** START SUPPLIED DATA **

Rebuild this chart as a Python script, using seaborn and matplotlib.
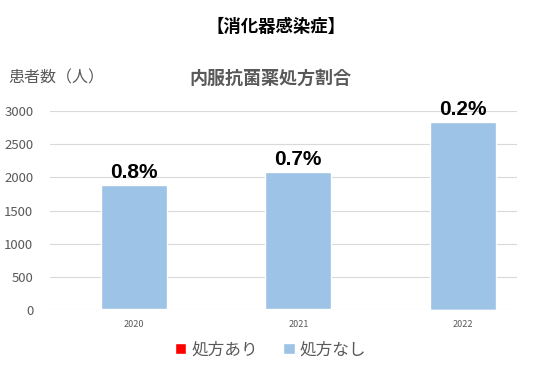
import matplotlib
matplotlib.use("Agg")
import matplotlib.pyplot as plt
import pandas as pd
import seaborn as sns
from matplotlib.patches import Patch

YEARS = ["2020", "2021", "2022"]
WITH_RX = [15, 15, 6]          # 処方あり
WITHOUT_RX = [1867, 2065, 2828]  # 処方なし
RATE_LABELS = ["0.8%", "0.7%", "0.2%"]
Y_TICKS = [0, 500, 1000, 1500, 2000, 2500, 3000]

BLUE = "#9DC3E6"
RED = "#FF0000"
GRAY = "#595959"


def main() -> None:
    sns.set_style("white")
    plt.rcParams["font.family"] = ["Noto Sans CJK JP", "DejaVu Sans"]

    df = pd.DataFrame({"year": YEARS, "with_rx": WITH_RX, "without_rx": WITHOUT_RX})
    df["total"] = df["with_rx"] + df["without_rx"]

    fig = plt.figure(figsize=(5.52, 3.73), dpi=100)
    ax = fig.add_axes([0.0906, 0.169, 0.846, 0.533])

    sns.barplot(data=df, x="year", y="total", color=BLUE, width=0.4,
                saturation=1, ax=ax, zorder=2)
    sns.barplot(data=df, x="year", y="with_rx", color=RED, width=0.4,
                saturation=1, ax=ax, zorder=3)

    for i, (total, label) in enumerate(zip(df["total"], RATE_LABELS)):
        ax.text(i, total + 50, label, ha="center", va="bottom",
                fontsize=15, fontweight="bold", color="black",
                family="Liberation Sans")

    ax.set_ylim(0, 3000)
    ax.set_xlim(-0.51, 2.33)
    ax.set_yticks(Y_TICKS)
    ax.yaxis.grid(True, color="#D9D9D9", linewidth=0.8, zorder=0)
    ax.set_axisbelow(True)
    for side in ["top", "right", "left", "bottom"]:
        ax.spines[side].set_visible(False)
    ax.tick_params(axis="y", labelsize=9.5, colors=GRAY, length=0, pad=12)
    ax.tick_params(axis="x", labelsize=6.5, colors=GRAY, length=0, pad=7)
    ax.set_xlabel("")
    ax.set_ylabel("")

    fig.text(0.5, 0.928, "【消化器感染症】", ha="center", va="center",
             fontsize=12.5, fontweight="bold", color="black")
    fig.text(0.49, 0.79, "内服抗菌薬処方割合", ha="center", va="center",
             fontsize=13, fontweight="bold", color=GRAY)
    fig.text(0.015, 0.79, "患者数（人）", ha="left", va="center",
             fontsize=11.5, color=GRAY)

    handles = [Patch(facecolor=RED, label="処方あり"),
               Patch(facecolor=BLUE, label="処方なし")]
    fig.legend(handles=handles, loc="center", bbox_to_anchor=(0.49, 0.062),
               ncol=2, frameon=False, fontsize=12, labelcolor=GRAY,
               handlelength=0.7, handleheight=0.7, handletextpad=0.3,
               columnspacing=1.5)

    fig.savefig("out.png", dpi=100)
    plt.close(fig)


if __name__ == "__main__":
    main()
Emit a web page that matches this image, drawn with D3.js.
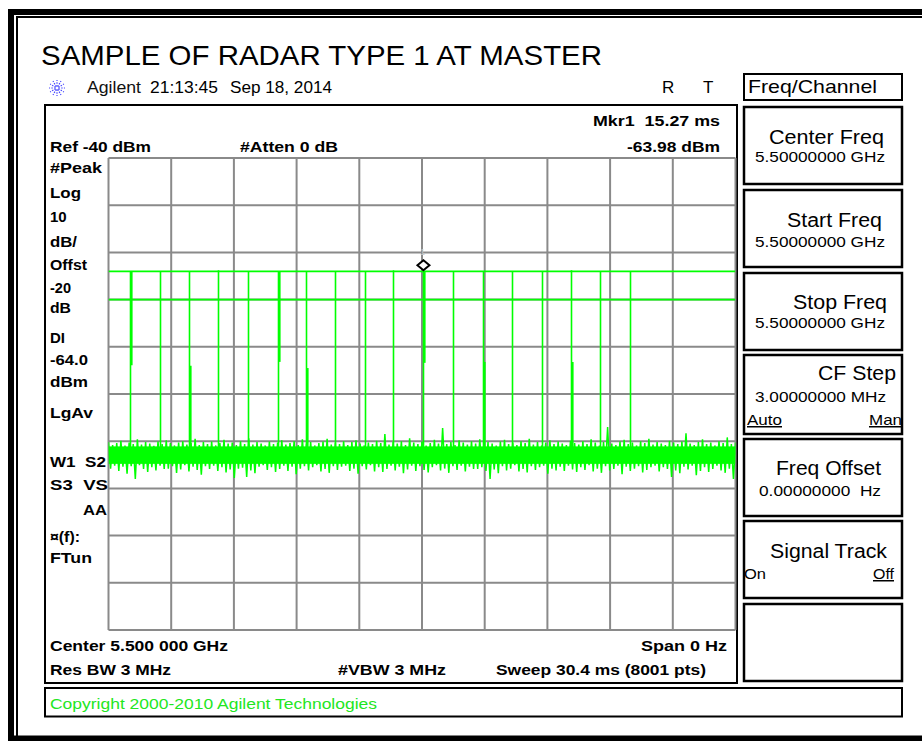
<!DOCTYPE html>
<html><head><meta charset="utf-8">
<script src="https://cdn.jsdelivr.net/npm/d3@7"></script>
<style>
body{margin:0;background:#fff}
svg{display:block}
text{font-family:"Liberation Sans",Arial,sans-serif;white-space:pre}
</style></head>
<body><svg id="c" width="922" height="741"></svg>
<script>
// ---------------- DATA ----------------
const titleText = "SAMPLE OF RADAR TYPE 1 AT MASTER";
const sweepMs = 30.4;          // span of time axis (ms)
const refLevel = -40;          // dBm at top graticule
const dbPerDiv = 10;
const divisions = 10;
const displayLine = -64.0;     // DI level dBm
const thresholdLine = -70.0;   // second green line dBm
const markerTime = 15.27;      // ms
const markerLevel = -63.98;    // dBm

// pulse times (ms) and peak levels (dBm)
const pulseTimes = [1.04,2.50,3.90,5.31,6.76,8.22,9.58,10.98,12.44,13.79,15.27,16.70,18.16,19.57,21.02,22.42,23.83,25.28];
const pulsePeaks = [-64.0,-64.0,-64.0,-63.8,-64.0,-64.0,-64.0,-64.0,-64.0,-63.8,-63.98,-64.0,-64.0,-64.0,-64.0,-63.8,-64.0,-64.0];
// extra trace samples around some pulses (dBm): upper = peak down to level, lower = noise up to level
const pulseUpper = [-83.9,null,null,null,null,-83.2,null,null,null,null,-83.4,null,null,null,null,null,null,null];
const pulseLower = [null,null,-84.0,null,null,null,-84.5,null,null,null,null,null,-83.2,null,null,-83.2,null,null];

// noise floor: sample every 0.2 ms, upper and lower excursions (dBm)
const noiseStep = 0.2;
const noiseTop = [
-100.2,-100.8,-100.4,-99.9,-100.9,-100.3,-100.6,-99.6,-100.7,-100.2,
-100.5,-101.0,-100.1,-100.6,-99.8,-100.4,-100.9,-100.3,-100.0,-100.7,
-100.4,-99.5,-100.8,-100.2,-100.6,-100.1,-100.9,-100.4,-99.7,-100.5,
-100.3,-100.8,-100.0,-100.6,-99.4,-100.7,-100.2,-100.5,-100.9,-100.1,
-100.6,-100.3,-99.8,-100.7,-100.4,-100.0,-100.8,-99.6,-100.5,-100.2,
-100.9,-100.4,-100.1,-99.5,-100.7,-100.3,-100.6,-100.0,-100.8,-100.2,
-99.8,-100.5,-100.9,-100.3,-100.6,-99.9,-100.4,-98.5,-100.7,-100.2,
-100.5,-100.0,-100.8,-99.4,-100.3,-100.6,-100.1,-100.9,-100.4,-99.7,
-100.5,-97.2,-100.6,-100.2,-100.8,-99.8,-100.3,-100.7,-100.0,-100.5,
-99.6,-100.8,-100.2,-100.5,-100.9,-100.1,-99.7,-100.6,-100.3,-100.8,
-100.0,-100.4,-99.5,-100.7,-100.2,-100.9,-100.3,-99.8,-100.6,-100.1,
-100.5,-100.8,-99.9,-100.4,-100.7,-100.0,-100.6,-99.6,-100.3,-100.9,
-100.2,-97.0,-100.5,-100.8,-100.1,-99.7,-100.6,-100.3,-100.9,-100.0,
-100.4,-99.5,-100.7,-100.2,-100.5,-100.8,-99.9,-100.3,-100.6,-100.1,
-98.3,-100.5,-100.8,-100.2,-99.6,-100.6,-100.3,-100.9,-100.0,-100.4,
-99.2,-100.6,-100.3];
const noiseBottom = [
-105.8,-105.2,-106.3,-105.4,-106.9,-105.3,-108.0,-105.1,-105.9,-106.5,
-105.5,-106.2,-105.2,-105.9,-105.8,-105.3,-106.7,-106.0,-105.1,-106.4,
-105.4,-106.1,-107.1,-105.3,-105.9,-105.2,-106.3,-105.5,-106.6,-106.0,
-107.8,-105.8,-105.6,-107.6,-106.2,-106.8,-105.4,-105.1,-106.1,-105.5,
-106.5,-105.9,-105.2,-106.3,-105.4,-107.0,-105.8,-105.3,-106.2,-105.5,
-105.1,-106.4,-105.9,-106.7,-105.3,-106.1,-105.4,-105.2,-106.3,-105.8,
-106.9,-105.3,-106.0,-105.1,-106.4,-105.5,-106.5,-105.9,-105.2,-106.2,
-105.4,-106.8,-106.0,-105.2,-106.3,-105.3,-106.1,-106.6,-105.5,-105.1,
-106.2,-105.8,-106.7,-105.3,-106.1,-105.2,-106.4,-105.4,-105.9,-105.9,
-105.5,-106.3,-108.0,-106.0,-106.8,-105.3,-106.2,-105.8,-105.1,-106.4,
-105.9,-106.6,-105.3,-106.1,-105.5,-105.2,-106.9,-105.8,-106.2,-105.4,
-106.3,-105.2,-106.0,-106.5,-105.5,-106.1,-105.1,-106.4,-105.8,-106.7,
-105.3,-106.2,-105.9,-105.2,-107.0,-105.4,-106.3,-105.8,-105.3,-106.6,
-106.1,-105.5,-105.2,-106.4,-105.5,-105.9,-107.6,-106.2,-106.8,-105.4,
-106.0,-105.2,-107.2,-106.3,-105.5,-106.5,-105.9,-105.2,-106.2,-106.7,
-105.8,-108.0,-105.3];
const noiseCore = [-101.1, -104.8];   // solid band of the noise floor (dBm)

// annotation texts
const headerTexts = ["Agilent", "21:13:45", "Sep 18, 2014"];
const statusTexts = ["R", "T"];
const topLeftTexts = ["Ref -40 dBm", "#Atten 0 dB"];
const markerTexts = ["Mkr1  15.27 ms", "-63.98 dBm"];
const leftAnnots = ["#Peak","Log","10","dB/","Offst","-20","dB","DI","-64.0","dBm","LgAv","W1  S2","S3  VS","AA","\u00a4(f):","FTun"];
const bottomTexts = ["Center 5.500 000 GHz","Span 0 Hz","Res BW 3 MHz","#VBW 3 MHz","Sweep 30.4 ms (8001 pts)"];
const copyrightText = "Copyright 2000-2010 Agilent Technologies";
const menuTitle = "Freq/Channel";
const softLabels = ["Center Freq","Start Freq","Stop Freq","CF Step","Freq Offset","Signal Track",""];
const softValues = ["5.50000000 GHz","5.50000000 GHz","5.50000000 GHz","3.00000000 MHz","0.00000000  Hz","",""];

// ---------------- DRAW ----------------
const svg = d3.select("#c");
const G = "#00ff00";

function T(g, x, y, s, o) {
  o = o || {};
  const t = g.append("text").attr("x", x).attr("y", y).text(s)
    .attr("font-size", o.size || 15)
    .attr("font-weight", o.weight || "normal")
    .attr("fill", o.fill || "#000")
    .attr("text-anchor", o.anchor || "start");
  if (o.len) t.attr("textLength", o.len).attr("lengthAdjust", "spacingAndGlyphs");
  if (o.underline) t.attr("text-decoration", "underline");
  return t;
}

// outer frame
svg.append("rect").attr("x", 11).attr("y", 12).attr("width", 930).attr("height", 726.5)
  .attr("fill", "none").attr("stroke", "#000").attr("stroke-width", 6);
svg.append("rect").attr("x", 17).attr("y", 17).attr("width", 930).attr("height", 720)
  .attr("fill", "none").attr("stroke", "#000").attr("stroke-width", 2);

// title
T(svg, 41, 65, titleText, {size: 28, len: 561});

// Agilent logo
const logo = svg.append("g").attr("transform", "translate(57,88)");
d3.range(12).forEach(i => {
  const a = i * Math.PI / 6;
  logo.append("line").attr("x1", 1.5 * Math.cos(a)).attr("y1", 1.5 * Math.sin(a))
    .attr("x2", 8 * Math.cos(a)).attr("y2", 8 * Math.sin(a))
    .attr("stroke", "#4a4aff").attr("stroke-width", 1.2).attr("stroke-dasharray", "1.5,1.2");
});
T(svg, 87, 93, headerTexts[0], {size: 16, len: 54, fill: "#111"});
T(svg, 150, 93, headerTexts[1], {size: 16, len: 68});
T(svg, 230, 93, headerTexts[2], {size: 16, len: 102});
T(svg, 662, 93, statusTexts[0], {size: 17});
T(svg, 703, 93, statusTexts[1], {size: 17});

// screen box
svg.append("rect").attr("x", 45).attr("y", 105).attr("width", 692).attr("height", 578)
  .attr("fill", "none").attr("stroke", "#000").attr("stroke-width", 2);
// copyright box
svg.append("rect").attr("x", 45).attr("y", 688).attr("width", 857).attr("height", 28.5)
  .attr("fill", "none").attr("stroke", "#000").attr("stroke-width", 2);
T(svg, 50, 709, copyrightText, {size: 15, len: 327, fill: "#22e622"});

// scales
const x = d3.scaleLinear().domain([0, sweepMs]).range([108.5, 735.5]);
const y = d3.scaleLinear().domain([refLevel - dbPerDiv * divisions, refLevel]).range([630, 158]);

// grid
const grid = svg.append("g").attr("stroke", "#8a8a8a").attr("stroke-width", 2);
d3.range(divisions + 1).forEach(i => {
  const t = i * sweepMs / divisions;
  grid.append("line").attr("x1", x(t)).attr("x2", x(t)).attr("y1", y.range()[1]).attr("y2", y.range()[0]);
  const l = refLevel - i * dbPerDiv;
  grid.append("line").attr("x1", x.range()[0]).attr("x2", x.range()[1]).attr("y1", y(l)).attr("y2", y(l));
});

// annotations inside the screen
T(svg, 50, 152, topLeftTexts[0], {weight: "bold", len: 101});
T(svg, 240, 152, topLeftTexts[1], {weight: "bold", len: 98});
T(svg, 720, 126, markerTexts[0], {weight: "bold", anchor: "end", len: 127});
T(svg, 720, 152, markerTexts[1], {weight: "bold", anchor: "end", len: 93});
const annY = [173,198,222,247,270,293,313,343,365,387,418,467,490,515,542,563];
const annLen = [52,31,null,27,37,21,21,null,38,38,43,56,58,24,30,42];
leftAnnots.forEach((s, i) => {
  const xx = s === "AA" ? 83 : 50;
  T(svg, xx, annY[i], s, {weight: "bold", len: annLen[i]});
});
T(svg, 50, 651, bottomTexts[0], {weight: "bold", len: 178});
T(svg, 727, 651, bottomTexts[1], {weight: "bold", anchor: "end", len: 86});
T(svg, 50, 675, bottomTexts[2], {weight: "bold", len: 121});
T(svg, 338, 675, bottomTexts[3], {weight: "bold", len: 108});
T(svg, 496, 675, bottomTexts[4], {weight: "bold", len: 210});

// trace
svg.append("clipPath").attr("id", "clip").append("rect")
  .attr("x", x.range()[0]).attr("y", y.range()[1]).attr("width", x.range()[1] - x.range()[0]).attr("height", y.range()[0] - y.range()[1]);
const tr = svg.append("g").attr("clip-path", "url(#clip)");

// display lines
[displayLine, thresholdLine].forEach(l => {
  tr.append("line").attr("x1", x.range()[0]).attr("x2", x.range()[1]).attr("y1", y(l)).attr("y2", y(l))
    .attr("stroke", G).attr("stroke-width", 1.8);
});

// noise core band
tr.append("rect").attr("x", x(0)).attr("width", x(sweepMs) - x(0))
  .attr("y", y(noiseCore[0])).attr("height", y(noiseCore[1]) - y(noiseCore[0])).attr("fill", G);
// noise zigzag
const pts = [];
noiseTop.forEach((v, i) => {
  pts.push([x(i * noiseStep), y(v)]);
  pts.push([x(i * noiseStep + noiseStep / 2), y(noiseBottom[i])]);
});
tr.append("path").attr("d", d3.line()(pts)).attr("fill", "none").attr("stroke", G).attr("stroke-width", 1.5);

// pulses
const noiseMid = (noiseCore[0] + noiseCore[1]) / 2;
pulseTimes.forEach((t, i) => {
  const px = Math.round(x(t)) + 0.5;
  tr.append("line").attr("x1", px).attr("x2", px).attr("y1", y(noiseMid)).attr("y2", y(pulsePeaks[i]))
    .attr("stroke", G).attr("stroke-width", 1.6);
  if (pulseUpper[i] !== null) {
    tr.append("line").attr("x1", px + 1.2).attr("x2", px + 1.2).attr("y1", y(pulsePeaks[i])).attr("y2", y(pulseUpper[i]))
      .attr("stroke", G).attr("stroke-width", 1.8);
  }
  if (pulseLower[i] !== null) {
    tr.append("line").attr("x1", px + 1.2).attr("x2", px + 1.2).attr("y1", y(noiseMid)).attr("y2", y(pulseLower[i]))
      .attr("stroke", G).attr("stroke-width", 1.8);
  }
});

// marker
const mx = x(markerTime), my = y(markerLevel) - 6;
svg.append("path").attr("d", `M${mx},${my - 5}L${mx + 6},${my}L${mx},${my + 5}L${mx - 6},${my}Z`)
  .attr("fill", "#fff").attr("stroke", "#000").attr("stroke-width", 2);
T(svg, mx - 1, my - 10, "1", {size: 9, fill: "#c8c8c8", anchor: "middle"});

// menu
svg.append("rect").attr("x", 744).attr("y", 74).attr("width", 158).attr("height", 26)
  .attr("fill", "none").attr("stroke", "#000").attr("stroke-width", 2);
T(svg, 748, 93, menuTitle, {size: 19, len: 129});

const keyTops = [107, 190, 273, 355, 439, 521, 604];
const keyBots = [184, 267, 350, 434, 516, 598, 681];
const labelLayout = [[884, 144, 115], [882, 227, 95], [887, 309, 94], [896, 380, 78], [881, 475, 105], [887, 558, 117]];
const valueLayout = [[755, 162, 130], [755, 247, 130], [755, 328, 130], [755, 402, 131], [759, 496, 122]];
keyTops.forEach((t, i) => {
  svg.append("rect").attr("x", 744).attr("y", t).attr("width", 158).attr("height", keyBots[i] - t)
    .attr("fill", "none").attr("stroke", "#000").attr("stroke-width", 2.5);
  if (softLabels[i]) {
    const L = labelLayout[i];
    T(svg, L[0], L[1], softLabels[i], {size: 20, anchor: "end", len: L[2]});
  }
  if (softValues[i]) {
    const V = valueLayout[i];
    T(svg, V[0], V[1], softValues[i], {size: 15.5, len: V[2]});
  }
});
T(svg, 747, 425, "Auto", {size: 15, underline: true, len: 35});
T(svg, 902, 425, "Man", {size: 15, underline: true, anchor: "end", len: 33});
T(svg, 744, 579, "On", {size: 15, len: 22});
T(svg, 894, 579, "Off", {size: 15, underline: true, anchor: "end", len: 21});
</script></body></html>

** END SUPPLIED DATA **

■ **TASK TO CARRY OUT**: Write out again, exactly, the lines from the start of the listing up to the line containing "from matplotlib.patches import Patch", with both ends and without pictures.

■ **CORRECT RESULT**:
Rebuild this chart as a Python script, using seaborn and matplotlib.
import matplotlib
matplotlib.use("Agg")
import matplotlib.pyplot as plt
import pandas as pd
import seaborn as sns
from matplotlib.patches import Patch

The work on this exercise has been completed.